COLLECTED MATERIAL —
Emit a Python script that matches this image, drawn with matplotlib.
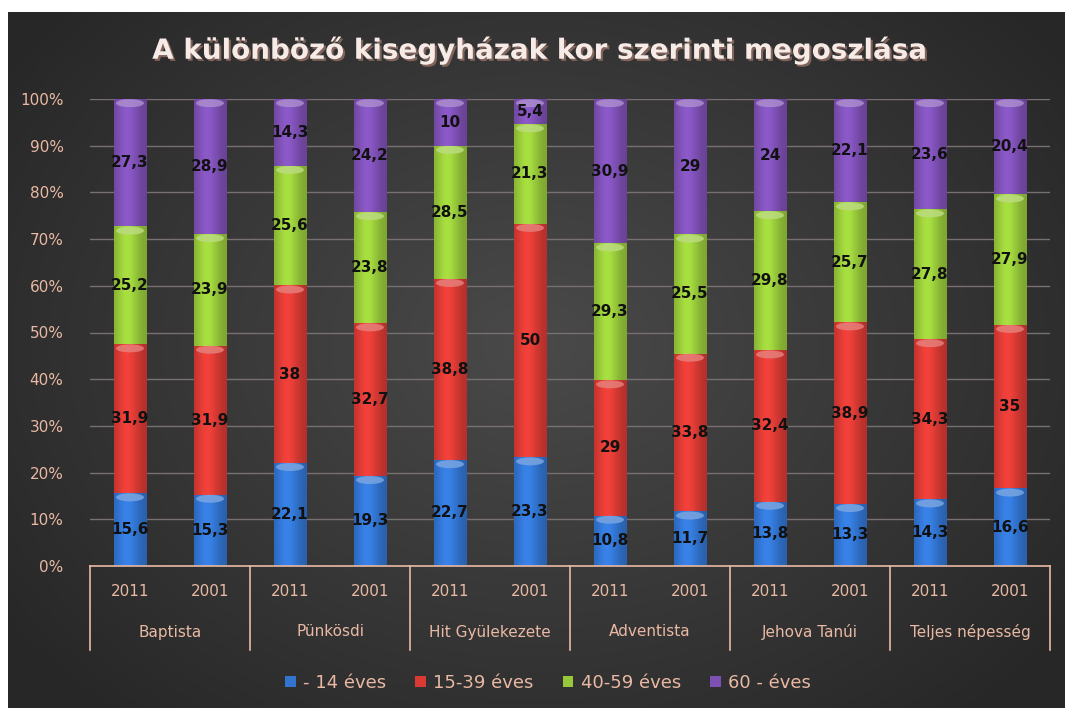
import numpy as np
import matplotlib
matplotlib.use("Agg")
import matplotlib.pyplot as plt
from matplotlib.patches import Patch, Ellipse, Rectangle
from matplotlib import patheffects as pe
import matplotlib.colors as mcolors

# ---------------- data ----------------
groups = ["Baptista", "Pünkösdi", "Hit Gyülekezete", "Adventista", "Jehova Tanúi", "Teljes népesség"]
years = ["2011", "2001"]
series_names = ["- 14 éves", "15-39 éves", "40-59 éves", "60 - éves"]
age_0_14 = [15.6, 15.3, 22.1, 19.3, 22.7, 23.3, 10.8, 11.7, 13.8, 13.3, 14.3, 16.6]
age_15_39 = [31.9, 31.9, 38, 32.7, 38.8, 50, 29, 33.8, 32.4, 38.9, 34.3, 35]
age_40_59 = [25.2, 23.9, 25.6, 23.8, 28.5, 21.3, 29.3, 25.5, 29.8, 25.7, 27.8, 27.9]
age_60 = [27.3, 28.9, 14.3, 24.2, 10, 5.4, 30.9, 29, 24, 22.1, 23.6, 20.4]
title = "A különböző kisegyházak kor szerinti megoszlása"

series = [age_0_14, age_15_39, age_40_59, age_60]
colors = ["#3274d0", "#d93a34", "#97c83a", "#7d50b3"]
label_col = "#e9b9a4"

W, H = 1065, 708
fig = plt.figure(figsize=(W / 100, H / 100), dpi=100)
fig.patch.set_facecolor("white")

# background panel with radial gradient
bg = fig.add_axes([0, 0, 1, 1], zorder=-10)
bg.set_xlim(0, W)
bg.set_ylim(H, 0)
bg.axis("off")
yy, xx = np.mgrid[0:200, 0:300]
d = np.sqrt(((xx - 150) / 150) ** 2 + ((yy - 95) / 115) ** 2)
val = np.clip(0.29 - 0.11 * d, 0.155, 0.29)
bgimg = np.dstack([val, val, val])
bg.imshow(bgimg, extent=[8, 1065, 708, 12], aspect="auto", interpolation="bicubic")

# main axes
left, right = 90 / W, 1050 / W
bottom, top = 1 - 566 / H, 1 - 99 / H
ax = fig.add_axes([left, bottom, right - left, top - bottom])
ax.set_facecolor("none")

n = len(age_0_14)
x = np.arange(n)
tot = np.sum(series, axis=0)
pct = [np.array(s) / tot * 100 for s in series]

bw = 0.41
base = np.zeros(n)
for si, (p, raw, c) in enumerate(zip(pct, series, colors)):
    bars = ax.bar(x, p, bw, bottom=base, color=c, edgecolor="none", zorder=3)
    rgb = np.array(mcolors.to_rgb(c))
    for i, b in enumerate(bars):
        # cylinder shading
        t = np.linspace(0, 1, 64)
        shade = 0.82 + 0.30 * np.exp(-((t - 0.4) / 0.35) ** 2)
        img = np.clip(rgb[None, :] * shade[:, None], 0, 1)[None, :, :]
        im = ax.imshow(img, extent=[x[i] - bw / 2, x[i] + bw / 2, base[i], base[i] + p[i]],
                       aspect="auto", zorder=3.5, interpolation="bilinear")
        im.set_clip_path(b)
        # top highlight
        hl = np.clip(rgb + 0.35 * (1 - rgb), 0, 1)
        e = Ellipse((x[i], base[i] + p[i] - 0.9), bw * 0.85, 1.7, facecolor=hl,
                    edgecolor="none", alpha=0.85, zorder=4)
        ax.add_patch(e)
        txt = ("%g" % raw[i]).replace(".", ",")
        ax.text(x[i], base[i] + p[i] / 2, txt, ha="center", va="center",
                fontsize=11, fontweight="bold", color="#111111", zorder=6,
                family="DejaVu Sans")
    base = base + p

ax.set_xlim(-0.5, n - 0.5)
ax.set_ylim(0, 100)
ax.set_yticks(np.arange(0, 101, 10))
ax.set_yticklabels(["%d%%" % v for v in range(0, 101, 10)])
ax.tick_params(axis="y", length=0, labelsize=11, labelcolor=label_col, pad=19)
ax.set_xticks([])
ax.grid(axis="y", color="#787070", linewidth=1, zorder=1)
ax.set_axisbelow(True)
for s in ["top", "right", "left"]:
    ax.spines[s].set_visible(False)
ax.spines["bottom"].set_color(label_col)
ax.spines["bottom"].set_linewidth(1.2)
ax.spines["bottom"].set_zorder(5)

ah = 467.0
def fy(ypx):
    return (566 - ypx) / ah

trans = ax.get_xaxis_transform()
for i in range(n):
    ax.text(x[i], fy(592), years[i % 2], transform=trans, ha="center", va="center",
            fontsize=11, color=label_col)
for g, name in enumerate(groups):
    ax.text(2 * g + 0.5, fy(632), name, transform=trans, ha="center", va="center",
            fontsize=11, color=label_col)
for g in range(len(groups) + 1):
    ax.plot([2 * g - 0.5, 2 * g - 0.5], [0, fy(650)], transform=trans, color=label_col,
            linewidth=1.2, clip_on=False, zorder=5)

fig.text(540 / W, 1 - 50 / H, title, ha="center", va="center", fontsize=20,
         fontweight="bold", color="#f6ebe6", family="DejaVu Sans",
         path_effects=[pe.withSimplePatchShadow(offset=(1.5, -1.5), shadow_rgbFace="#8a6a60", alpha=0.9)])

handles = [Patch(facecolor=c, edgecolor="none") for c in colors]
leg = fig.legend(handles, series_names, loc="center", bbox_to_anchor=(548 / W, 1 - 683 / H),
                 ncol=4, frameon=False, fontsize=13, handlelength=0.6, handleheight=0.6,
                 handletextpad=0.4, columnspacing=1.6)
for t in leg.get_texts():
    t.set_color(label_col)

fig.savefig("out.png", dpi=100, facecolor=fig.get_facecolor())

EXERCISE REQUIREMENTS —
Write out nothing but the lines from the start of the data through the line with "különböző kisegyházak kor". Leave out the pictures.

RESULT —
Emit a Python script that matches this image, drawn with matplotlib.
import numpy as np
import matplotlib
matplotlib.use("Agg")
import matplotlib.pyplot as plt
from matplotlib.patches import Patch, Ellipse, Rectangle
from matplotlib import patheffects as pe
import matplotlib.colors as mcolors

# ---------------- data ----------------
groups = ["Baptista", "Pünkösdi", "Hit Gyülekezete", "Adventista", "Jehova Tanúi", "Teljes népesség"]
years = ["2011", "2001"]
series_names = ["- 14 éves", "15-39 éves", "40-59 éves", "60 - éves"]
age_0_14 = [15.6, 15.3, 22.1, 19.3, 22.7, 23.3, 10.8, 11.7, 13.8, 13.3, 14.3, 16.6]
age_15_39 = [31.9, 31.9, 38, 32.7, 38.8, 50, 29, 33.8, 32.4, 38.9, 34.3, 35]
age_40_59 = [25.2, 23.9, 25.6, 23.8, 28.5, 21.3, 29.3, 25.5, 29.8, 25.7, 27.8, 27.9]
age_60 = [27.3, 28.9, 14.3, 24.2, 10, 5.4, 30.9, 29, 24, 22.1, 23.6, 20.4]
title = "A különböző kisegyházak kor szerinti megoszlása"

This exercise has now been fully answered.